Records from a data source
★ ★ ★ ★ ★ ★ ★

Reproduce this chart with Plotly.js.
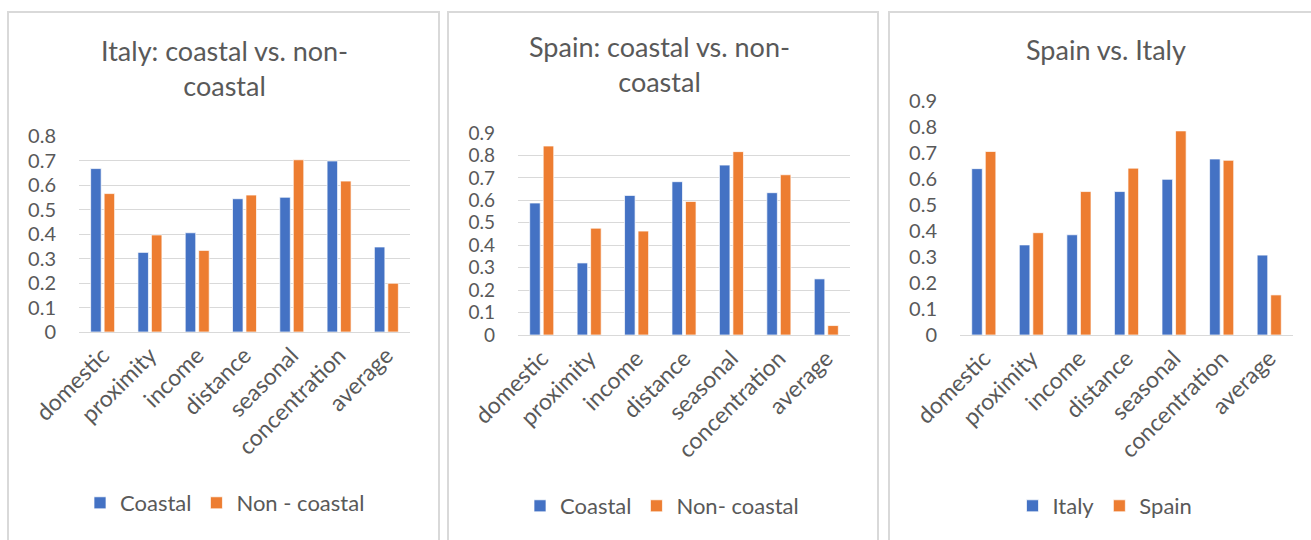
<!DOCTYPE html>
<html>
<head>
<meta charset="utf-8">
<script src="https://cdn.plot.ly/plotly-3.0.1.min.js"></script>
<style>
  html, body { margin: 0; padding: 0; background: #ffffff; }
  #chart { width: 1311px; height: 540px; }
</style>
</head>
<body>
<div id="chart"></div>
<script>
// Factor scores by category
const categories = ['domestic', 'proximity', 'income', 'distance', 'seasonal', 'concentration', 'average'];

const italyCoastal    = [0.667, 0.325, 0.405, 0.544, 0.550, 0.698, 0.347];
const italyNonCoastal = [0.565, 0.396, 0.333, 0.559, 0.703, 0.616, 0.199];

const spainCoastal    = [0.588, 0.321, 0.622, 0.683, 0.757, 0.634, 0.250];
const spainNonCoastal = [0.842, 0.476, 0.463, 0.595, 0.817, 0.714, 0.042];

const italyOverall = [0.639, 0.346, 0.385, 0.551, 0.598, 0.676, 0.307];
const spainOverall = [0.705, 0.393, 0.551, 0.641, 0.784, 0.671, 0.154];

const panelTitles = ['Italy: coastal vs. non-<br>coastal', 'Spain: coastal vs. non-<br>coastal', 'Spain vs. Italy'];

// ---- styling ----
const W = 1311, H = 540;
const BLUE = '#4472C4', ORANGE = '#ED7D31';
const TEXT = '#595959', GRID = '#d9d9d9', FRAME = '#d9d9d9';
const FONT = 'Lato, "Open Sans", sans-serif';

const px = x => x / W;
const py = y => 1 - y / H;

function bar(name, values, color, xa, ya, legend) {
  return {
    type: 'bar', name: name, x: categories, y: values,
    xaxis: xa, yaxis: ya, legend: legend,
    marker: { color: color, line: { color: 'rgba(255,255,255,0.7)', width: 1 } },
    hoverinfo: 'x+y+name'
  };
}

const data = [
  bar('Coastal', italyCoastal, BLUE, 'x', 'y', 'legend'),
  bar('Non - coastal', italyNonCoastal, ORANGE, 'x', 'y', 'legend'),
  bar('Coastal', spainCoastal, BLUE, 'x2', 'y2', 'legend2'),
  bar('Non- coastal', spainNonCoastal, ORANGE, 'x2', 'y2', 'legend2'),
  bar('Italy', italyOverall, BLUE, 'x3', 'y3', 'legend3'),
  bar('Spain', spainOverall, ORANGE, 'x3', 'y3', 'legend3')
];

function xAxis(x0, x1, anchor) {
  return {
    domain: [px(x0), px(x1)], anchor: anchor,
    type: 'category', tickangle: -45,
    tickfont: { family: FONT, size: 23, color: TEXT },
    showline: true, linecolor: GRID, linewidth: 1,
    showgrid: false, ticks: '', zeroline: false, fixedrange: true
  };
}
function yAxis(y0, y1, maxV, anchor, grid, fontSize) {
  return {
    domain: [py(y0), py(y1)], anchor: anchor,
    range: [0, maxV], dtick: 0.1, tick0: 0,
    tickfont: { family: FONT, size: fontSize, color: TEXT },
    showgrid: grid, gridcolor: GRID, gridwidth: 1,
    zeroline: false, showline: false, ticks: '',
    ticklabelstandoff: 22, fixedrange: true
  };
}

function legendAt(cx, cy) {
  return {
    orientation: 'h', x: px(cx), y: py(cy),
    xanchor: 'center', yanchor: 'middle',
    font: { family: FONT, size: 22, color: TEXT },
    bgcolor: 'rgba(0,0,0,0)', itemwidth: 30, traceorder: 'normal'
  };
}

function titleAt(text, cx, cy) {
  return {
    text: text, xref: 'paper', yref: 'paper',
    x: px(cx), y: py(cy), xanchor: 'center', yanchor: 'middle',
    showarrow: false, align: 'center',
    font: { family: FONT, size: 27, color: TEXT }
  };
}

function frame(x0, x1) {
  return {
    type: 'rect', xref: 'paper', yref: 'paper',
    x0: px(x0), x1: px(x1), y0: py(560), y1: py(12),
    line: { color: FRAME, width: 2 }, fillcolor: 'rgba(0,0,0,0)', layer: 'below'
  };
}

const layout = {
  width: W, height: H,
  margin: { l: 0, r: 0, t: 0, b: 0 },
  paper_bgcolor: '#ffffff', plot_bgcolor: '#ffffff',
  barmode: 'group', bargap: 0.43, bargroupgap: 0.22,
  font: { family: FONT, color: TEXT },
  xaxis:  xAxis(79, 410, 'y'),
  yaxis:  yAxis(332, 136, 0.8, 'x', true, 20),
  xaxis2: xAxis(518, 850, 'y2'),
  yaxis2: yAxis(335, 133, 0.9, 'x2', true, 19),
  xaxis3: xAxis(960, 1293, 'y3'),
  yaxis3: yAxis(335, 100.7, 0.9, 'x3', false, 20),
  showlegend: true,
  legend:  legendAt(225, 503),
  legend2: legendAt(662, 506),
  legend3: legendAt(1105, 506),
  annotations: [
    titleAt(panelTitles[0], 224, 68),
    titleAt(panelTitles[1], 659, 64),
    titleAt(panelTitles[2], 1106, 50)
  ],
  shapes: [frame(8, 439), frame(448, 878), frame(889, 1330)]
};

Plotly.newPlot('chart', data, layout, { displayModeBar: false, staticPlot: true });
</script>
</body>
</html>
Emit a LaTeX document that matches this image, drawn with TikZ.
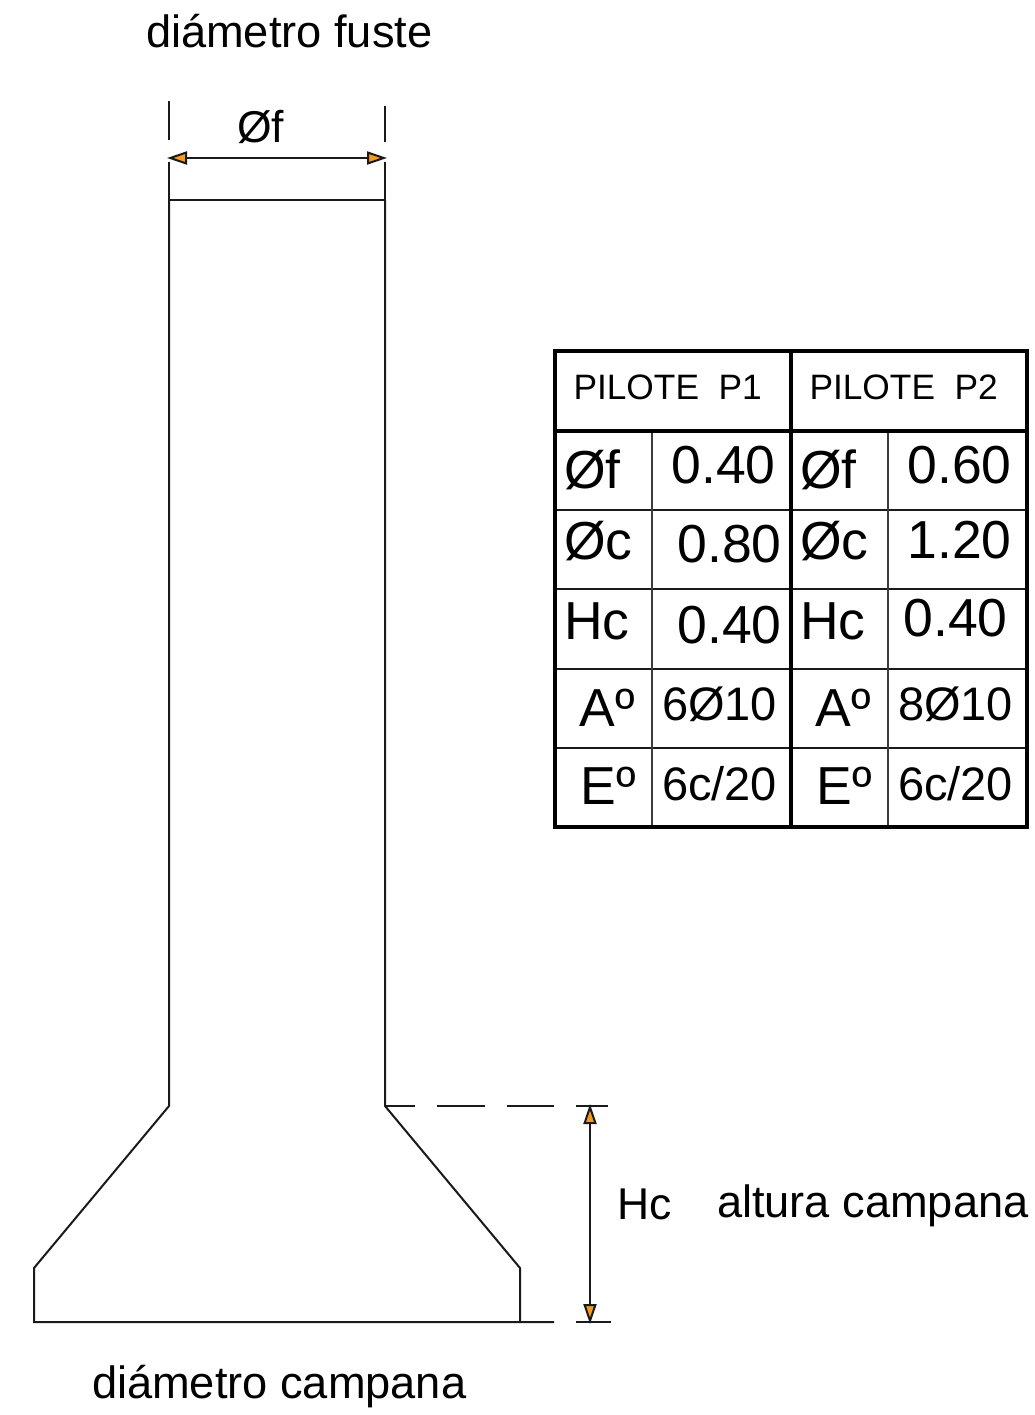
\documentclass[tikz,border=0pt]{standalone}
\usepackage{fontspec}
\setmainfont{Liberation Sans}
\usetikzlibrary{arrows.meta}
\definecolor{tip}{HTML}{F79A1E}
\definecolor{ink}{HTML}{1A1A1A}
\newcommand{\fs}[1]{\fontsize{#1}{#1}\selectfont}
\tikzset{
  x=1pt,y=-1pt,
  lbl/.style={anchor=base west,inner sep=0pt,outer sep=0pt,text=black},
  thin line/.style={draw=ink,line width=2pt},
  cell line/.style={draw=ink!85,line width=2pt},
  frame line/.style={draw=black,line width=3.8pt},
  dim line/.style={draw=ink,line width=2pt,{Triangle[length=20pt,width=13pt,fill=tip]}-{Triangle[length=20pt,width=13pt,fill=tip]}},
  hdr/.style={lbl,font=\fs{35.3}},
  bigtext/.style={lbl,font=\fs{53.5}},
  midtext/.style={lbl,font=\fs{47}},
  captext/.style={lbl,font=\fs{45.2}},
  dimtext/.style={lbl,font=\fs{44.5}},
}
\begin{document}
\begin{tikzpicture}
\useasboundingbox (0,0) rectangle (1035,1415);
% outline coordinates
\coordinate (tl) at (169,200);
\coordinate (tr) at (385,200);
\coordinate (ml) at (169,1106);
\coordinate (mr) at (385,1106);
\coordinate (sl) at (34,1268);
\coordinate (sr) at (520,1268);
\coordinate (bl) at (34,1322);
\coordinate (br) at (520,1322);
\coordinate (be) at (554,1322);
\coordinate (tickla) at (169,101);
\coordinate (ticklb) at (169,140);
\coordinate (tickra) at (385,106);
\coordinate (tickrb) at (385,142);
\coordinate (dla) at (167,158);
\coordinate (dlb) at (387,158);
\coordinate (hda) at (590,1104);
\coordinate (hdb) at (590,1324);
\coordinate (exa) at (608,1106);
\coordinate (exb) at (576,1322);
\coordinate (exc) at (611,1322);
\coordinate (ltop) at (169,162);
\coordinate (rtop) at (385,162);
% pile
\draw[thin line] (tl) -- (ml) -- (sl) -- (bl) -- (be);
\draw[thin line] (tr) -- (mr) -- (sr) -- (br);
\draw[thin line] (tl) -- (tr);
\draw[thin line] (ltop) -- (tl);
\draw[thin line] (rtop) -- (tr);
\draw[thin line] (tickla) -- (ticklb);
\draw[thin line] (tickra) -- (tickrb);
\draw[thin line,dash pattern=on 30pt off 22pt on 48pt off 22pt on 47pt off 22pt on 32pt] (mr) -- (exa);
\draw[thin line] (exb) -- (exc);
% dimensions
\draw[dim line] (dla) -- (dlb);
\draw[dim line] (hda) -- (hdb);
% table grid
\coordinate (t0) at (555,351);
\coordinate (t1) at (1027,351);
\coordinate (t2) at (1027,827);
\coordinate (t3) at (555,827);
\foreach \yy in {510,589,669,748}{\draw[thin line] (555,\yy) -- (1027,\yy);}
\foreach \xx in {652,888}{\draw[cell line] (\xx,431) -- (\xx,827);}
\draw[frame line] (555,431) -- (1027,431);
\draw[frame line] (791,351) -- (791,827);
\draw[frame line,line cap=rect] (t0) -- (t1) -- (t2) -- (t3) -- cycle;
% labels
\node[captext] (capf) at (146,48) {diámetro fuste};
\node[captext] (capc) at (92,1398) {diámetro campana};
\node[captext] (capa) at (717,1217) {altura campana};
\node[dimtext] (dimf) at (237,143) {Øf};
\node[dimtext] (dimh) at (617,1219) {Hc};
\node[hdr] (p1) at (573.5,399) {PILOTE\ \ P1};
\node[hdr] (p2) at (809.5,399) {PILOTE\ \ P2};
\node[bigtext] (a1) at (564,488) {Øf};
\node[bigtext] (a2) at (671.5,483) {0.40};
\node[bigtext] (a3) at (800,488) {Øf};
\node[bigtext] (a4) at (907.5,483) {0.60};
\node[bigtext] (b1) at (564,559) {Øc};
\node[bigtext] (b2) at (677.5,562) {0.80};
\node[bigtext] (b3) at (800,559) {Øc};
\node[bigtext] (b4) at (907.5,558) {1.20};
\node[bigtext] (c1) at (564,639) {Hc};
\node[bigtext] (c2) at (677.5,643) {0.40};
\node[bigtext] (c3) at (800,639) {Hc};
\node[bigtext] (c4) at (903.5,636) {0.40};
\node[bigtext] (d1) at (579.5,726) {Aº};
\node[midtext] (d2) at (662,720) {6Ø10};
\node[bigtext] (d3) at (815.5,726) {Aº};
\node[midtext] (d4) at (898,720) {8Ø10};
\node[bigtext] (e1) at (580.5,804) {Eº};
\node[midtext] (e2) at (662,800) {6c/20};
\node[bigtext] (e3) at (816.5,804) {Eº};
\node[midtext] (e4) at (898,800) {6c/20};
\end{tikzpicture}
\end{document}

★ ★ ★ ★ ★ ★ ★

◆ **REQUIREMENTS**
Quote the records above exactly, from the first line through the line containing "0.784, 0.671, 0.154];", and leave out the pictures.

◆ **SOLUTION TO THIS TASK**
Reproduce this chart with Plotly.js.
<!DOCTYPE html>
<html>
<head>
<meta charset="utf-8">
<script src="https://cdn.plot.ly/plotly-3.0.1.min.js"></script>
<style>
  html, body { margin: 0; padding: 0; background: #ffffff; }
  #chart { width: 1311px; height: 540px; }
</style>
</head>
<body>
<div id="chart"></div>
<script>
// Factor scores by category
const categories = ['domestic', 'proximity', 'income', 'distance', 'seasonal', 'concentration', 'average'];

const italyCoastal    = [0.667, 0.325, 0.405, 0.544, 0.550, 0.698, 0.347];
const italyNonCoastal = [0.565, 0.396, 0.333, 0.559, 0.703, 0.616, 0.199];

const spainCoastal    = [0.588, 0.321, 0.622, 0.683, 0.757, 0.634, 0.250];
const spainNonCoastal = [0.842, 0.476, 0.463, 0.595, 0.817, 0.714, 0.042];

const italyOverall = [0.639, 0.346, 0.385, 0.551, 0.598, 0.676, 0.307];
const spainOverall = [0.705, 0.393, 0.551, 0.641, 0.784, 0.671, 0.154];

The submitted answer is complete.